CORR 281-283

GRANDSON AND GRANDFATHER

QUESTION:

The Talmud mentions the duties of a father to a son (first chapter of Kiddushin) and the duties of a son towards a father. The clearest enumeration of these duties are in the Tosefta to the first chapter of Kiddushin. The question asked is the following: Do these duties, or similar duties, apply also from the son to the grandfather and from the grandfather to the son? (Asked by D. B., Pittsburgh, Pennsylvania.)

ANSWER:

IT IS NOT definitely fixed in the law that the respective duties of father to son and son to father apply also between grandson and grandfather. This indeterminacy is noticeable in the careful phrasing of Isserles in his notes to the Shulchan Aruch, Yore Deah 240:24. He says: “Some say that the duties do not apply from grandson to grandfather but I do not agree with this opinion, except insofar as it is a man’s duty to honor his father more than his grandfather.”

The “some say” refers to a great scholar who lived in Italy a century before Isserles, namely, Joseph Colon (the Maharik) in his responsa, Root 30:2. The Maharik says that there is no such duty as honor due from the grandson to the grandfather; in fact, since a grandson may testify in court in a case involving his grandfather (which he may not do in a case involving his father), that proves that they are substantially not really kin, at least insofar as the duty to do honor is involved. As for the fact (he continues) that the grandson may say Kaddish for his grandfather, that proves very little since a man may say Kaddish for anyone who is dead. But Isserles in his own responsa (# 118) says that the grandson says Kaddish for his grandfather but, of course, the honor due to his father comes first; and in the responsum Isserles uses the same argument that you used to me when we spoke on this matter, that since the son takes his father’s place, he also therefore must honor his father’s father.

All of this indicates that just as a son has duties towards his father, so we may say a grandson has duties to his grandfather. But the real question is: Is this dutifulness reciprocal? In other words, does the grandfather have duties to the grandson as the father has to his son? The general tendency of the law is to answer this question in the affirmative. Joel Sirkes (the Bach) to the Tur (same reference) takes the point of view of Isserles, that the duties are reciprocal.

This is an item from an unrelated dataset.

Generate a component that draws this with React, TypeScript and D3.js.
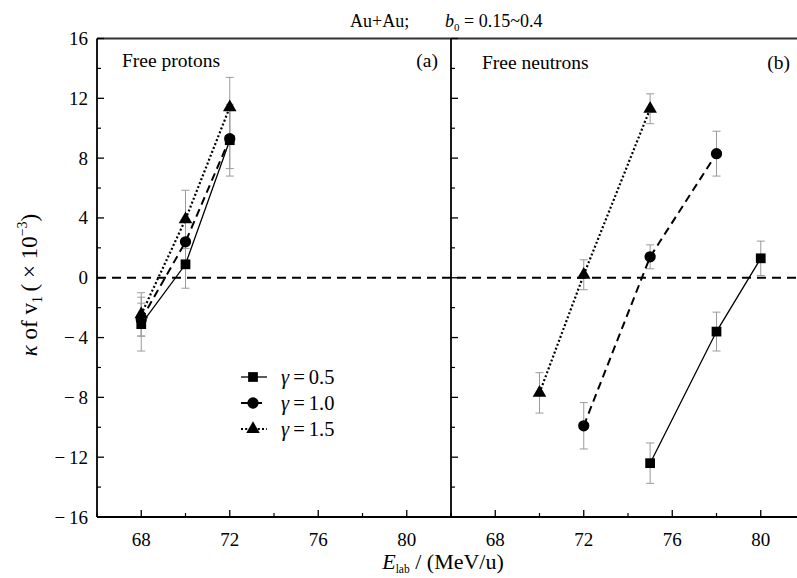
import React from "react";
import * as d3 from "d3";

// ---------- data ----------
const xMajorTicks = [68, 72, 76, 80];
const xMinorTicks = [66, 70, 74, 78, 82];
const yMajorTicks = [-16, -12, -8, -4, 0, 4, 8, 12, 16];
const yMinorTicks = [-14, -10, -6, -2, 2, 6, 10, 14];

const seriesLabels = ["0.5", "1.0", "1.5"];

// Panel (a): free protons
const protonE05 = [68, 70, 72];
const protonK05 = [-3.1, 0.9, 9.2];
const protonErr05 = [1.8, 1.6, 2.4];
const protonE10 = [68, 70, 72];
const protonK10 = [-2.8, 2.4, 9.3];
const protonErr10 = [1.1, 1.5, 2.0];
const protonE15 = [68, 70, 72];
const protonK15 = [-2.45, 3.9, 11.4];
const protonErr15 = [1.45, 1.95, 2.0];

// Panel (b): free neutrons
const neutronE05 = [75, 78, 80];
const neutronK05 = [-12.4, -3.6, 1.3];
const neutronErr05 = [1.35, 1.3, 1.15];
const neutronE10 = [72, 75, 78];
const neutronK10 = [-9.9, 1.4, 8.3];
const neutronErr10 = [1.55, 0.8, 1.5];
const neutronE15 = [70, 72, 75];
const neutronK15 = [-7.7, 0.2, 11.3];
const neutronErr15 = [1.35, 1.0, 1.0];

// ---------- layout ----------
const W = 797;
const H = 578;
const left = 97;
const mid = 451;
const top = 38.5;
const bottom = 517;
const panelW = mid - left;

const y = d3.scaleLinear().domain([-16, 16]).range([bottom, top]);
const xA = d3.scaleLinear().domain([66, 82]).range([left, mid]);
const xB = d3.scaleLinear().domain([66, 82]).range([mid, mid + panelW]);

const styles = [
  { symbol: d3.symbolSquare, size: 95, dash: null as string | null, width: 1.3 },
  { symbol: d3.symbolCircle, size: 100, dash: "8,5", width: 2 },
  { symbol: d3.symbolTriangle, size: 80, dash: "2,2.2", width: 2.2 },
];

const font = "'Liberation Serif', 'Times New Roman', serif";

type Series = { e: number[]; k: number[]; err: number[] };

const panelA: Series[] = [
  { e: protonE05, k: protonK05, err: protonErr05 },
  { e: protonE10, k: protonK10, err: protonErr10 },
  { e: protonE15, k: protonK15, err: protonErr15 },
];
const panelB: Series[] = [
  { e: neutronE05, k: neutronK05, err: neutronErr05 },
  { e: neutronE10, k: neutronK10, err: neutronErr10 },
  { e: neutronE15, k: neutronK15, err: neutronErr15 },
];

function Panel({ x, data }: { x: d3.ScaleLinear<number, number>; data: Series[] }) {
  const line = d3
    .line<[number, number]>()
    .x((d) => x(d[0]))
    .y((d) => y(d[1]));
  return (
    <g>
      {data.map((s, si) =>
        s.e.map((e, i) => {
          const cx = x(e);
          const y1 = y(s.k[i] + s.err[i]);
          const y2 = y(s.k[i] - s.err[i]);
          return (
            <g key={`eb${si}-${i}`} stroke="#9a9a9a" strokeWidth={1}>
              <line x1={cx} x2={cx} y1={y1} y2={y2} />
              <line x1={cx - 4} x2={cx + 4} y1={y1} y2={y1} />
              <line x1={cx - 4} x2={cx + 4} y1={y2} y2={y2} />
            </g>
          );
        })
      )}
      {data.map((s, si) => (
        <path
          key={`ln${si}`}
          d={line(s.e.map((e, i) => [e, s.k[i]] as [number, number])) || ""}
          fill="none"
          stroke="#000"
          strokeWidth={styles[si].width}
          strokeDasharray={styles[si].dash || undefined}
        />
      ))}
      {data.map((s, si) =>
        s.e.map((e, i) => (
          <path
            key={`mk${si}-${i}`}
            d={d3.symbol(styles[si].symbol, styles[si].size)() || ""}
            transform={`translate(${x(e)},${y(s.k[i])})`}
            fill="#000"
          />
        ))
      )}
    </g>
  );
}

function XTicks({ x }: { x: d3.ScaleLinear<number, number> }) {
  return (
    <g>
      {xMajorTicks.map((t) => (
        <g key={`M${t}`}>
          <line x1={x(t)} x2={x(t)} y1={bottom} y2={bottom - 7} stroke="#000" strokeWidth={1.3} />
          <text x={x(t)} y={546} textAnchor="middle" fontSize={19} fontFamily={font}>
            {t}
          </text>
        </g>
      ))}
      {xMinorTicks.map((t) => (
        <line key={`m${t}`} x1={x(t)} x2={x(t)} y1={bottom} y2={bottom - 4} stroke="#000" strokeWidth={1.2} />
      ))}
    </g>
  );
}

function YTicks({ x0 }: { x0: number }) {
  return (
    <g>
      {yMajorTicks.map((t) => (
        <line key={`M${t}`} x1={x0} x2={x0 + 7} y1={y(t)} y2={y(t)} stroke="#000" strokeWidth={1.3} />
      ))}
      {yMinorTicks.map((t) => (
        <line key={`m${t}`} x1={x0} x2={x0 + 4} y1={y(t)} y2={y(t)} stroke="#000" strokeWidth={1.2} />
      ))}
    </g>
  );
}

export default function App() {
  const legendRows = [377, 403, 429];
  return (
    <svg
      width={W}
      height={H}
      viewBox={`0 0 ${W} ${H}`}
      style={{ position: "absolute", left: 0, top: 0, background: "#fff" }}
    >
      <rect x={0} y={0} width={W} height={H} fill="#fff" />

      {/* title */}
      <text x={350} y={27} fontSize={18} fontFamily={font}>
        Au+Au;
      </text>
      <text x={445} y={27} fontSize={18} fontFamily={font}>
        <tspan fontStyle="italic">b</tspan>
        <tspan fontSize={11} dy={4}>0</tspan>
        <tspan dy={-4}> = 0.15~0.4</tspan>
      </text>

      {/* zero reference line */}
      <line x1={left} x2={W} y1={y(0)} y2={y(0)} stroke="#000" strokeWidth={1.8} strokeDasharray="9,6" />

      <Panel x={xA} data={panelA} />
      <Panel x={xB} data={panelB} />

      {/* frame */}
      <line x1={left} x2={W} y1={top} y2={top} stroke="#333" strokeWidth={2} />
      <line x1={left} x2={W} y1={bottom} y2={bottom} stroke="#000" strokeWidth={1.8} />
      <line x1={left} x2={left} y1={top} y2={bottom} stroke="#000" strokeWidth={1.8} />
      <line x1={mid} x2={mid} y1={top} y2={bottom} stroke="#000" strokeWidth={1.8} />

      <YTicks x0={left} />
      <YTicks x0={mid} />
      <XTicks x={xA} />
      <XTicks x={xB} />

      {/* y tick labels */}
      {yMajorTicks.map((t) => (
        <text key={t} x={88} y={y(t) + 6.5} textAnchor="end" fontSize={19} fontFamily={font}>
          {t < 0 ? `\u2212\u2009${Math.abs(t)}` : t}
        </text>
      ))}

      {/* panel labels */}
      <text x={122} y={67} fontSize={19.5} fontFamily={font}>Free protons</text>
      <text x={438} y={67} textAnchor="end" fontSize={19.5} fontFamily={font}>(a)</text>
      <text x={482} y={69} fontSize={19.5} fontFamily={font}>Free neutrons</text>
      <text x={790} y={69} textAnchor="end" fontSize={19.5} fontFamily={font}>(b)</text>

      {/* legend */}
      {seriesLabels.map((lab, i) => (
        <g key={lab}>
          <line
            x1={241}
            x2={267}
            y1={legendRows[i]}
            y2={legendRows[i]}
            stroke="#000"
            strokeWidth={styles[i].width}
            strokeDasharray={styles[i].dash || undefined}
          />
          <path
            d={d3.symbol(styles[i].symbol, styles[i].size)() || ""}
            transform={`translate(253,${legendRows[i]})`}
            fill="#000"
          />
          <text x={281} y={legendRows[i] + 7} fontSize={20.5} fontFamily={font}>
            <tspan fontStyle="italic">γ</tspan>
            {`\u2009=\u2009${lab}`}
          </text>
        </g>
      ))}

      {/* axis titles */}
      <text x={443} y={569} textAnchor="middle" fontSize={22} fontFamily={font}>
        <tspan fontStyle="italic">E</tspan>
        <tspan fontSize={11.5} dy={3.5}>lab</tspan>
        <tspan dy={-3.5}> / (MeV/u)</tspan>
      </text>
      <text
        transform={`translate(37,${285}) rotate(-90)`}
        textAnchor="middle"
        fontSize={23}
        fontFamily={font}
      >
        <tspan fontStyle="italic">κ</tspan>
        <tspan> of v</tspan>
        <tspan fontSize={14} dy={5}>1</tspan>
        <tspan dy={-5}>{"\u2009( \u00d7 10"}</tspan>
        <tspan fontSize={14} dy={-10}>−3</tspan>
        <tspan dy={10}>)</tspan>
      </text>
    </svg>
  );
}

His argument is as follows: In Jacob’s dream, God Himself says, “I am the God of your father Abraham” (but Abraham was Jacob’s grandfather), and Jacob himself, in his last days in Egypt, speaks of God “of my fathers Abraham and Isaac” (Genesis 28:13 and 48:15). So God Himself and Jacob, too, refer to a grandfather (Abraham) as “father.” Then Sirkes says that since the Talmud says that a grandfather must teach his grandson Torah (if the father dies or neglects his duty) it is inconceivable that the duty should not be reciprocal, and that the son is in duty bound to honor the grandfather. What the Bach refers to is the discussion in Kiddushin 30a on the verse in Deuteronomy 4:9: “Thou shalt teach them to thy sons and thy grandsons.” There the Talmud discusses the grandfather teaching the grandson (in the case of a certain scholar named Zebulon, son of Dan). A further reference with the same tendency is in Shevus Yaacov (Jacob Reischer of Metz, 18th century) II, #94.

We may sum up as follows: that as to the relationship between grandson and grandfather, the law is not as sharply defined as in the case of the mutual duties between father and son. But the tendency of the law is that these mutual duties do indeed carry over the two-generation gap.